The larger the coefficient of linear expansion, the larger the coefficient of thermal expansion and the greater the shrinkage during cooling, and the large welding stress will be generated when the molten pool crystallizes. This welding stress is not easy to eliminate, resulting in a large welding deformation. Due to the different stress states of the materials on both sides of the weld, it is easy to cause cracks in the weld and the heat-affected zone, and even lead to the peeling of the weld metal and the base metal.
- The greater the difference between the thermal conductivity and specific heat capacity of dissimilar materials, the more difficult it is to weld.
The thermal conductivity and specific heat capacity of the material will deteriorate the crystallization conditions of the weld metal, severely coarsen the grains, and affect the wetting properties of the refractory metal. Therefore, a strong heat source should be selected for welding, and the position of the heat source should be biased to the side of the base metal with good thermal conductivity during welding.
- The greater the difference in the electromagnetic properties of dissimilar materials, the more difficult it is to weld.
Because the greater the difference in the electromagnetic properties of the materials, the more unstable the welding arc and the worse the weld.
- The more intermetallic compounds formed between dissimilar materials, the more difficult it is to weld.
Due to the greater brittleness of intermetallic compounds, it is easy to cause cracks or even fractures in the weld.
- During the welding process of dissimilar materials, due to the change of the metallographic structure of the welding zone or the newly formed structure, the performance of the welded joint is deteriorated, which brings great difficulties to the welding.
The mechanical properties of the joint fusion zone and heat-affected zone are poor, especially the obvious decrease of plastic toughness.
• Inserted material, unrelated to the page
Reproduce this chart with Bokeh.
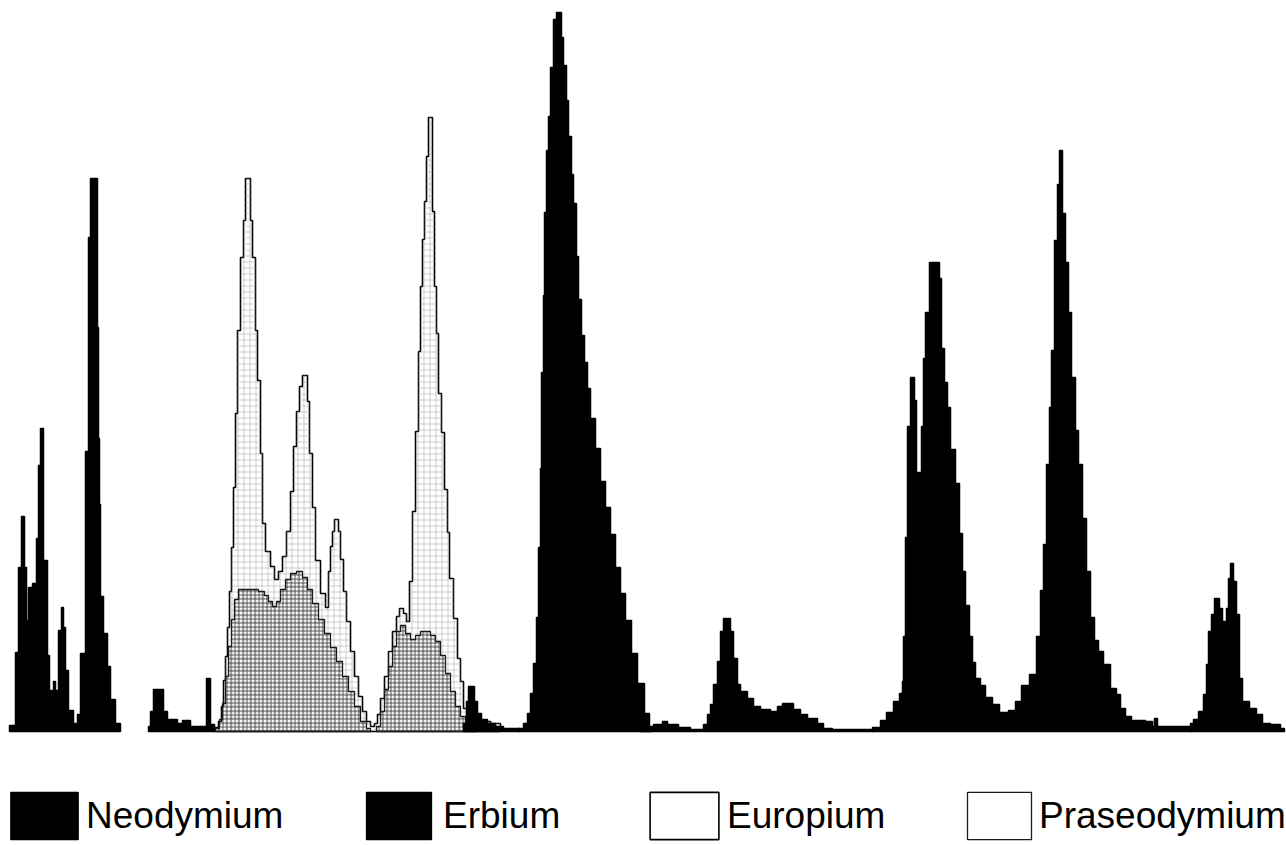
from bokeh.plotting import figure
from bokeh.models import Range1d, Legend, LegendItem
from bokeh.embed import file_html
from bokeh.resources import INLINE

# ---- data: histogram bins (bin start position, height); last entry closes the series ----
nd_x = [9, 15, 18, 21, 24, 26, 28, 32, 36, 38, 40, 43, 47, 49, 53, 55, 58, 61, 63, 65, 68, 73,
        77, 80, 85, 88, 90, 97, 98, 99, 100, 103, 107, 110, 115, 120,
        148, 150, 153, 163, 167, 177, 182, 190, 206, 210, 214,
        463, 466, 468, 474, 477, 481, 487, 495, 503, 519,
        640, 653, 662, 667, 678, 690, 703, 707, 710, 713, 717, 720, 723, 730, 733, 737, 740, 747,
        753, 760, 770, 777, 782, 793, 800, 807, 817, 823, 832, 873,
        1190, 1193, 1198, 1203, 1206, 1208, 1211, 1214, 1219, 1222, 1226, 1228, 1230, 1233, 1236,
        1239, 1242, 1249, 1256, 1262, 1270, 1280, 1284]
nd_h = [6, 79, 164, 215, 164, 111, 144, 148, 193, 266, 303, 171, 76, 41, 50, 41, 101, 124, 104, 61, 21, 8,
        17, 78, 280, 494, 553, 404, 293, 227, 135, 98, 65, 32, 8, 0,
        5, 20, 42, 20, 12, 8, 11, 5, 53, 7, 0,
        8, 30, 45, 30, 18, 12, 8, 5, 3, 0,
        2, 7, 10, 7, 4, 2, 7, 17, 27, 47, 70, 100, 113, 100, 73, 47, 40, 33,
        25, 22, 20, 25, 28, 22, 17, 13, 8, 3, 2, 0,
        8, 12, 20, 37, 67, 100, 117, 133, 123, 110, 123, 153, 168, 150, 117,
        53, 30, 23, 17, 8, 7, 3, 0]

er_x = [518, 523, 527, 530, 533, 536, 538, 540, 541, 543, 544, 546, 548, 550, 553, 556, 561, 563, 566,
        568, 571, 573, 576, 578, 581, 584, 587, 590, 595, 600, 605, 610, 615, 620, 625, 631, 637, 644,
        649, 652,
        872, 880, 886, 893, 899, 902, 903, 905, 907, 910, 914, 916, 921, 923, 925, 929, 939, 941, 944,
        947, 950, 955, 959, 962, 965, 969, 972, 975, 980, 985, 992, 999, 1008, 1015, 1021, 1029, 1036,
        1040, 1043, 1046, 1049, 1051, 1054, 1057, 1059, 1062, 1065, 1068, 1071, 1075, 1078, 1082, 1086,
        1090, 1094, 1098, 1103, 1110, 1116, 1120, 1125, 1131, 1145, 1152, 1154, 1157, 1191]
er_h = [3, 8, 18, 38, 68, 114, 184, 263, 359, 436, 519, 581, 615, 664, 712, 719, 694, 666, 631,
        595, 557, 528, 475, 432, 396, 369, 343, 313, 283, 250, 224, 197, 164, 138, 111, 78, 48, 18,
        5, 0,
        4, 11, 19, 30, 38, 50, 95, 194, 305, 354, 331, 259, 305, 373, 419, 469, 453, 383, 349,
        324, 282, 248, 198, 160, 126, 95, 69, 53, 46, 34, 27, 19, 21, 30, 46, 57, 95,
        141, 187, 267, 324, 381, 491, 547, 581, 518, 469, 419, 354, 301, 267, 213, 160,
        114, 91, 80, 67, 43, 37, 23, 15, 11, 10, 5, 13, 5, 0]

eu_x = [213, 218, 221, 223, 225, 227, 229, 231, 233, 235, 237, 240, 243, 245, 250, 252, 255, 257, 260,
        262, 265, 270, 274, 278, 282, 286, 290, 293, 296, 299, 302, 307, 309, 312, 315, 320, 325, 328,
        330, 332, 334, 338, 340, 343, 346, 350, 354, 358, 362, 366, 370, 374, 377, 380, 384, 388, 392,
        396, 399, 403, 406, 409, 412, 415, 418, 420, 422, 424, 426, 428, 432, 434, 436, 438, 441, 444,
        447, 449, 453, 457, 460, 463, 470, 480, 490, 500]
eu_h = [4, 10, 25, 51, 75, 104, 140, 184, 244, 318, 401, 474, 511, 553, 511, 474, 401, 351, 278,
        208, 180, 165, 152, 160, 175, 200, 240, 285, 320, 345, 356, 330, 278, 224, 171, 138, 124, 160,
        185, 200, 212, 200, 172, 140, 110, 80, 55, 35, 20, 10, 5, 8, 17, 33, 55, 80, 100,
        115, 123, 118, 110, 150, 220, 300, 380, 445, 492, 530, 575, 614, 520, 445, 398, 338, 299, 242,
        199, 153, 113, 73, 50, 23, 15, 10, 8, 0]

pr_x = [215, 219, 222, 225, 228, 231, 234, 238, 258, 264, 268, 272, 276, 280, 285, 290, 296, 302, 307,
        312, 318, 324, 330, 336, 342, 348, 354, 360, 366, 370,
        376, 380, 384, 388, 392, 396, 400, 405, 410, 415, 420, 425, 430, 435, 440, 445, 450, 455, 460,
        465, 475]
pr_h = [3, 12, 28, 55, 85, 112, 132, 142, 140, 136, 130, 125, 130, 142, 152, 158, 160, 154, 142,
        128, 112, 98, 84, 70, 55, 40, 25, 10, 3, 0,
        5, 20, 42, 65, 85, 100, 106, 98, 92, 96, 100, 100, 96, 90, 76, 58, 40, 25, 15,
        8, 0]

names = ["Neodymium", "Erbium", "Europium", "Praseodymium"]


def step_segments(xs, hs):
    """Turn histogram bins into stepped polygons, one per run of non-empty bins."""
    out_x, out_y = [], []
    cur_x, cur_y = None, None
    for i in range(len(xs) - 1):
        if hs[i] > 0:
            if cur_x is None:
                cur_x, cur_y = [xs[i]], [0]
            cur_x += [xs[i], xs[i + 1]]
            cur_y += [hs[i], hs[i]]
        elif cur_x is not None:
            cur_x.append(xs[i]); cur_y.append(0)
            out_x.append(cur_x); out_y.append(cur_y)
            cur_x = None
    if cur_x is not None:
        cur_x.append(xs[-1]); cur_y.append(0)
        out_x.append(cur_x); out_y.append(cur_y)
    return out_x, out_y


p = figure(width=1286, height=845, output_backend="svg", toolbar_location=None,
           x_range=Range1d(0, 1286), y_range=Range1d(-114, 731),
           x_axis_location=None, y_axis_location=None, min_border=0)
p.grid.visible = False
p.outline_line_color = None
p.background_fill_color = "white"
p.border_fill_color = "white"

ex, ey = step_segments(eu_x, eu_h)
eu_r = p.patches(ex, ey, fill_color="white", line_color="black", line_width=1.6)
p.patches(ex, ey, fill_alpha=0, line_alpha=0,
          hatch_pattern="cross", hatch_color="#a0a0a0", hatch_scale=6, hatch_weight=0.7, hatch_alpha=0.7)

rx, ry = step_segments(pr_x, pr_h)
p.patches(rx, ry, fill_alpha=0, line_alpha=0,
          hatch_pattern="cross", hatch_color="#2a2a2a", hatch_scale=4, hatch_weight=1.0, hatch_alpha=0.75)
pr_r = p.patches(rx, ry, fill_alpha=0, line_color="#1a1a1a", line_width=1.3)

nx, ny = step_segments(nd_x, nd_h)
nd_r = p.patches(nx, ny, fill_color="black", line_color="black", line_width=1.5)

bx, by = step_segments(er_x, er_h)
er_r = p.patches(bx, by, fill_color="black", line_color="black", line_width=1.5)

renderers = [nd_r, er_r, eu_r, pr_r]
legend_pos = [(2, 0), (358, 0), (641, 0), (959, 0)]
legend_gw = [84, 81, 86, 80]
legend_standoff = [-1, 4, -9, -5]
for name, r, pos, gw, so in zip(names, renderers, legend_pos, legend_gw, legend_standoff):
    leg = Legend(items=[LegendItem(label=name, renderers=[r])], location=pos,
                 glyph_width=gw, glyph_height=59, label_standoff=so,
                 label_text_font="Liberation Sans", label_text_font_size="37px",
                 label_text_color="black", padding=0, margin=0, spacing=0,
                 border_line_alpha=0, background_fill_alpha=0)
    p.add_layout(leg)

open("out.html", "w").write(file_html(p, INLINE))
Due to the decrease of joint plastic toughness and the existence of welding stress, the welded joints of dissimilar materials are prone to cracks, especially the welding heat affected zone is more prone to cracks or even fractures.
- The stronger the oxidation of dissimilar materials, the more difficult it is to weld.
For example, when copper and aluminum are welded by fusion welding, oxides of copper and aluminum are easily formed in the molten pool. During cooling crystallization, the oxides present at the grain boundaries can reduce the intergranular bonding force.
- When welding dissimilar materials, it is difficult for the weld seam and the two base metals to achieve the same strength requirements.
This is because the metal elements with low melting point are easily burned and evaporated during welding, which changes the chemical composition of the weld and reduces the mechanical properties, especially when welding dissimilar non-ferrous metals.